Amazon Kinesis Video Streams (Video-specific stream processing featuring machine learning and recognition)

Amazon Kinesis Video Streams provides the ability to ingest video data for analysis and storage. It provides a SDK-based method for manufacturers to get data into AWS, and integrates with Amazon’s Machine Learning and video recognition services. You are charged simply based on data ingested, consumed, and stored. Here’s a diagram:

Amazon Redshift (Managed data warehouse)

Amazon Redshift is a managed data warehouse service (“data warehouses” are for structured data, while “data lakes” for raw data). It plugs into traditional BI tools, scales up while offering excellent performance at low prices. Interestingly, “Redshift Spectrum” allows you to run queries against structured data stored in S3, as well as traditional EBS volumes which support Redshift. Snapshots of your data warehouse can also be backed up to S3. You’re charged nothing for the RedShift service, just the underlying EC2 and EBS elements which comprise your cluster.

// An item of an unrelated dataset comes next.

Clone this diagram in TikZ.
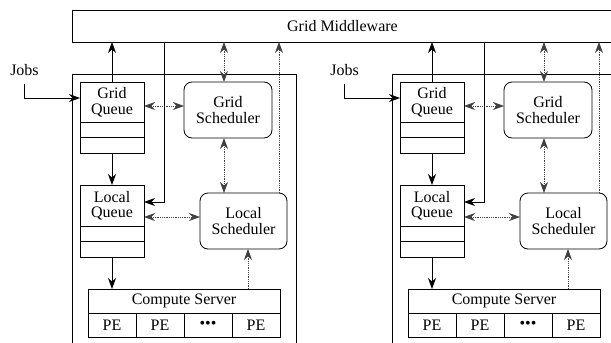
\documentclass[tikz,border=0pt]{standalone}
\usepackage{fontspec}
\setmainfont{Liberation Serif}
\usetikzlibrary{arrows.meta,calc,positioning}

\begin{document}
\begin{tikzpicture}[x=1pt, y=-1pt,
			>={Stealth[length=11pt,width=8pt,inset=3.5pt]},
			every node/.style={font=\fontsize{16}{15.5}\selectfont},
			box/.style={draw, line width=0.8pt, inner sep=0pt, outer sep=0pt},
			queue/.style={box, minimum width=64pt, align=center},
			slot/.style={box, minimum width=64pt, minimum height=15.5pt},
			sched/.style={box, rounded corners=8pt, minimum height=56pt, align=center},
			pe/.style={box, minimum width=48pt, minimum height=24pt},
			link/.style={line width=0.8pt, ->},
			ctrl/.style={line width=0.8pt, densely dotted, black!75}
			]
			\useasboundingbox (0,0) rectangle (611,343);
			\clip (0,0) rectangle (611,343);
			
			\node[box, anchor=north west, minimum width=541pt, minimum height=32pt] (mw) at (72,10) {Grid Middleware};
			
			\foreach \s/\dx in {a/0, b/320} {
				\draw[box] ({72+\dx},74) rectangle ({296+\dx},360);
				
				\node[queue, minimum height=40pt] (gq\s) at ({112+\dx},102) {Grid\\Queue};
				\node[slot, below=0pt of gq\s] (gq\s1) {};
				\node[slot, below=0pt of gq\s1] (gq\s2) {};
				
				\node[queue, minimum height=41pt] (lq\s) at ({112+\dx},205.5) {Local\\Queue};
				\node[slot, below=0pt of lq\s] (lq\s1) {};
				\node[slot, below=0pt of lq\s1] (lq\s2) {};
				
				\node[sched, minimum width=88pt] (gs\s) at ({228+\dx},110) {Grid\\Scheduler};
				\node[sched, minimum width=87pt] (ls\s) at ({243.5+\dx},221) {Local\\Scheduler};
				
				\node[box, minimum width=192pt, minimum height=24pt] (cs\s) at ({184+\dx},301) {Compute Server};
				\node[pe, anchor=north west] (pe\s1) at (cs\s.south west) {PE};
				\node[pe, right=0pt of pe\s1] (pe\s2) {PE};
				\node[pe, right=0pt of pe\s2] (pe\s3) {\textbullet\textbullet\textbullet};
				\node[pe, right=0pt of pe\s3] (pe\s4) {PE};
				
				\node (jobs\s) at ({24.5+\dx},70) {Jobs};
				
				\coordinate (tap\s) at ({164+\dx},202);
				\coordinate (gqr\s) at ([yshift=-4pt]gq\s.east);
				\coordinate (gst\s) at ([xshift=-4pt]gs\s.north);
				\coordinate (gsb\s) at ([xshift=-4pt]gs\s.south);
				\coordinate (lst\s) at ([xshift=35.5pt]ls\s.north);
				\coordinate (lsl\s) at ([yshift=4pt]ls\s.west);
				\coordinate (csr\s) at ([xshift=64pt]cs\s.north);
				
				\draw[link] ([yshift=-5pt]jobs\s.south) |- ([yshift=4pt]gq\s.west);
				\draw[link] (gq\s.north) -- (gq\s.north |- mw.south);
				\draw[link] (gq\s2.south) -- (lq\s.north);
				\draw[link] (lq\s2.south) -- (lq\s2.south |- cs\s.north);
				\draw[link] (tap\s |- mw.south) -- (tap\s) -- (tap\s -| lq\s.east);
				
				\draw[ctrl, <->] (gqr\s) -- (gqr\s -| gs\s.west);
				\draw[ctrl, <->] (gst\s) -- (gst\s |- mw.south);
				\draw[ctrl, <->] (gsb\s) -- (gsb\s |- ls\s.north);
				\draw[ctrl, ->] (lst\s) -- (lst\s |- mw.south);
				\draw[ctrl, <->] (lsl\s -| lq\s.east) -- (lsl\s);
				\draw[ctrl, ->] (csr\s) -- (csr\s |- ls\s.south);
			}
		\end{tikzpicture}
\end{document}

Amazon Quicksight (Managed business intelligence / reporting)

Amazon Quicksight is a managed business intelligence (BI) service. You feed it your data (be it twitter trends, on-premise spreadsheets, or existing data in AWS), and use it to “author” dashboards for your users to consume. There’s some machine learning (ML) involved, to augment your analytics. You’re charged per-author on a monthly basis, and per-session on a user basis.

AWS Data Pipeline (Automate transfer / transform of data in/out of AWS services)

AWS Data Pipeline is a managed ETL (Extract-Transform-Load) service, which automates the movement of your data. Data Pipeline includes a “visual pipeline builder, and you might use it, for example, to grab your CloudWatch logs from S3, transform them into a structured format, and then push them into Redshift for data warehousing. Pricing seems almost a giveaway, and obviously you pay for the related AWS services that Data Pipeline would utilise (S3, RedShift, etc).

AWS Glue (Like Data Pipeline but vastly improved with ML, serverless, etc)

AWS Glue is the “cool cousin” of Data Pipeline. It’s also used for ETL, but it can “discover” the structure of your semi-structured data by crawling it, and then generates code (which you can change) to perform transformations. For example, you could use Glue to ingest your webserver logs from S3, “enrich” the data by tying customer account ID to your CRM data, and then export the data in a structured form into Redshift. As a “serverless” service, you pay for the resources used to run your ETL jobs only while they’re running. You also pay minimally for crawling and storing schemas.

AWS Lake Formation (Automates and simplifies the setup of data lakes)

AWS Lake Formation (in preview) is a high-level service which abstracts much of the complexity of creating and managing a “data lake”. Lake Formation covers crawling your existing datasets for schemas, cleaning/de-duping/sorting and then migrating data into the data lake, plus all the security elements re who may access what data.

Amazon Managed Streaming for Kafka (MSK) (Managed Kafka cluster)

Amazon Managed Streaming for Kafka (MSK) is a managed Kafka cluster service (Kafka supports traditional message brokering as well as “streams“). MSK provides a ready-to-go Kafka cluster configured to best practices. You pay per-broker, per hour, based on broker instance size.